■ Exercise goal
Copy out the data below as written; omit any images.

========================================

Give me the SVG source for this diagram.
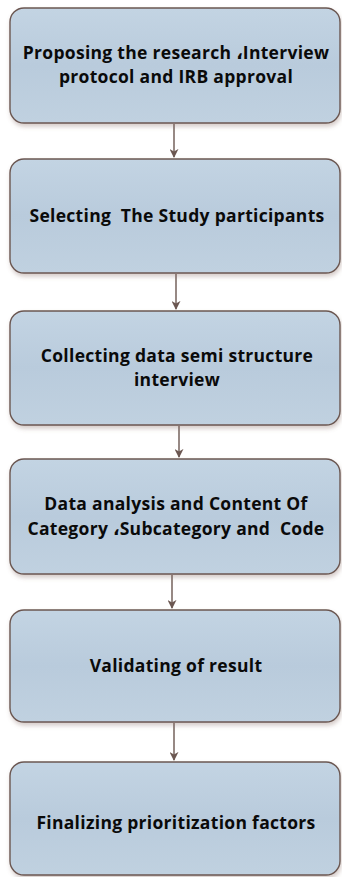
<svg xmlns="http://www.w3.org/2000/svg" width="342" height="877" viewBox="0 0 342 877">
  <style>
    .box { fill: url(#boxFill); stroke: #6b5751; stroke-width: 1.4; filter: url(#shadow); }
    .label { font-family: "Open Sans", "Noto Sans", "DejaVu Sans", sans-serif; font-weight: 700; font-size: 17.5px; letter-spacing: 0.3px; fill: #0a0a0a; text-anchor: middle; white-space: pre; }
    .link { stroke: #6b5751; stroke-width: 1.4; fill: none; marker-end: url(#arrow); }
  </style>
  <defs>
    <linearGradient id="boxFill" x1="0" y1="0" x2="0" y2="1">
      <stop offset="0" stop-color="#c3d4e3"/>
      <stop offset="0.5" stop-color="#b9cbdc"/>
      <stop offset="1" stop-color="#c0d1e0"/>
    </linearGradient>
    <filter id="shadow" x="-5%" y="-5%" width="110%" height="120%">
      <feGaussianBlur in="SourceAlpha" stdDeviation="2"/>
      <feOffset dx="1" dy="3" result="blur"/>
      <feFlood flood-color="#8a6f68" flood-opacity="0.35"/>
      <feComposite in2="blur" operator="in"/>
      <feMerge>
        <feMergeNode/>
        <feMergeNode in="SourceGraphic"/>
      </feMerge>
    </filter>
    <marker id="arrow" viewBox="0 0 10 10" refX="9" refY="5" markerWidth="9" markerHeight="9" markerUnits="userSpaceOnUse" orient="auto">
      <path d="M0,0 L10,5 L0,10 L3,5 Z" fill="#6b5751"/>
    </marker>
  </defs>

  <g id="connectors">
    <line class="link" x1="174" y1="124" x2="174" y2="157"/>
    <line class="link" x1="176" y1="274" x2="176" y2="309"/>
    <line class="link" x1="179" y1="426" x2="179" y2="457"/>
    <line class="link" x1="172" y1="575" x2="172" y2="608"/>
    <line class="link" x1="174" y1="723" x2="174" y2="760"/>
  </g>

  <g id="step1">
    <rect class="box" x="10" y="8" width="330" height="115" rx="14"/>
    <text class="label" x="176" y="59">Proposing the research ،Interview</text>
    <text class="label" x="176" y="83">protocol and IRB approval</text>
  </g>

  <g id="step2">
    <rect class="box" x="10" y="159" width="330" height="114" rx="14"/>
    <text class="label" x="177" y="222" xml:space="preserve">Selecting  The Study participants</text>
  </g>

  <g id="step3">
    <rect class="box" x="10" y="311" width="330" height="114" rx="14"/>
    <text class="label" x="177" y="362">Collecting data semi structure</text>
    <text class="label" x="177" y="386">interview</text>
  </g>

  <g id="step4">
    <rect class="box" x="10" y="459" width="330" height="115" rx="14"/>
    <text class="label" x="176" y="510">Data analysis and Content Of</text>
    <text class="label" x="176" y="535" xml:space="preserve">Category ،Subcategory and  Code</text>
  </g>

  <g id="step5">
    <rect class="box" x="10" y="610" width="330" height="112" rx="14"/>
    <text class="label" x="176" y="672">Validating of result</text>
  </g>

  <g id="step6">
    <rect class="box" x="10" y="762" width="330" height="113" rx="14"/>
    <text class="label" x="176" y="829">Finalizing prioritization factors</text>
  </g>
</svg>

========================================

■ Exercise response
Give me the SVG source for this diagram.
<svg xmlns="http://www.w3.org/2000/svg" width="342" height="877" viewBox="0 0 342 877">
  <style>
    .box { fill: url(#boxFill); stroke: #6b5751; stroke-width: 1.4; filter: url(#shadow); }
    .label { font-family: "Open Sans", "Noto Sans", "DejaVu Sans", sans-serif; font-weight: 700; font-size: 17.5px; letter-spacing: 0.3px; fill: #0a0a0a; text-anchor: middle; white-space: pre; }
    .link { stroke: #6b5751; stroke-width: 1.4; fill: none; marker-end: url(#arrow); }
  </style>
  <defs>
    <linearGradient id="boxFill" x1="0" y1="0" x2="0" y2="1">
      <stop offset="0" stop-color="#c3d4e3"/>
      <stop offset="0.5" stop-color="#b9cbdc"/>
      <stop offset="1" stop-color="#c0d1e0"/>
    </linearGradient>
    <filter id="shadow" x="-5%" y="-5%" width="110%" height="120%">
      <feGaussianBlur in="SourceAlpha" stdDeviation="2"/>
      <feOffset dx="1" dy="3" result="blur"/>
      <feFlood flood-color="#8a6f68" flood-opacity="0.35"/>
      <feComposite in2="blur" operator="in"/>
      <feMerge>
        <feMergeNode/>
        <feMergeNode in="SourceGraphic"/>
      </feMerge>
    </filter>
    <marker id="arrow" viewBox="0 0 10 10" refX="9" refY="5" markerWidth="9" markerHeight="9" markerUnits="userSpaceOnUse" orient="auto">
      <path d="M0,0 L10,5 L0,10 L3,5 Z" fill="#6b5751"/>
    </marker>
  </defs>

  <g id="connectors">
    <line class="link" x1="174" y1="124" x2="174" y2="157"/>
    <line class="link" x1="176" y1="274" x2="176" y2="309"/>
    <line class="link" x1="179" y1="426" x2="179" y2="457"/>
    <line class="link" x1="172" y1="575" x2="172" y2="608"/>
    <line class="link" x1="174" y1="723" x2="174" y2="760"/>
  </g>

  <g id="step1">
    <rect class="box" x="10" y="8" width="330" height="115" rx="14"/>
    <text class="label" x="176" y="59">Proposing the research ،Interview</text>
    <text class="label" x="176" y="83">protocol and IRB approval</text>
  </g>

  <g id="step2">
    <rect class="box" x="10" y="159" width="330" height="114" rx="14"/>
    <text class="label" x="177" y="222" xml:space="preserve">Selecting  The Study participants</text>
  </g>

  <g id="step3">
    <rect class="box" x="10" y="311" width="330" height="114" rx="14"/>
    <text class="label" x="177" y="362">Collecting data semi structure</text>
    <text class="label" x="177" y="386">interview</text>
  </g>

  <g id="step4">
    <rect class="box" x="10" y="459" width="330" height="115" rx="14"/>
    <text class="label" x="176" y="510">Data analysis and Content Of</text>
    <text class="label" x="176" y="535" xml:space="preserve">Category ،Subcategory and  Code</text>
  </g>

  <g id="step5">
    <rect class="box" x="10" y="610" width="330" height="112" rx="14"/>
    <text class="label" x="176" y="672">Validating of result</text>
  </g>

  <g id="step6">
    <rect class="box" x="10" y="762" width="330" height="113" rx="14"/>
    <text class="label" x="176" y="829">Finalizing prioritization factors</text>
  </g>
</svg>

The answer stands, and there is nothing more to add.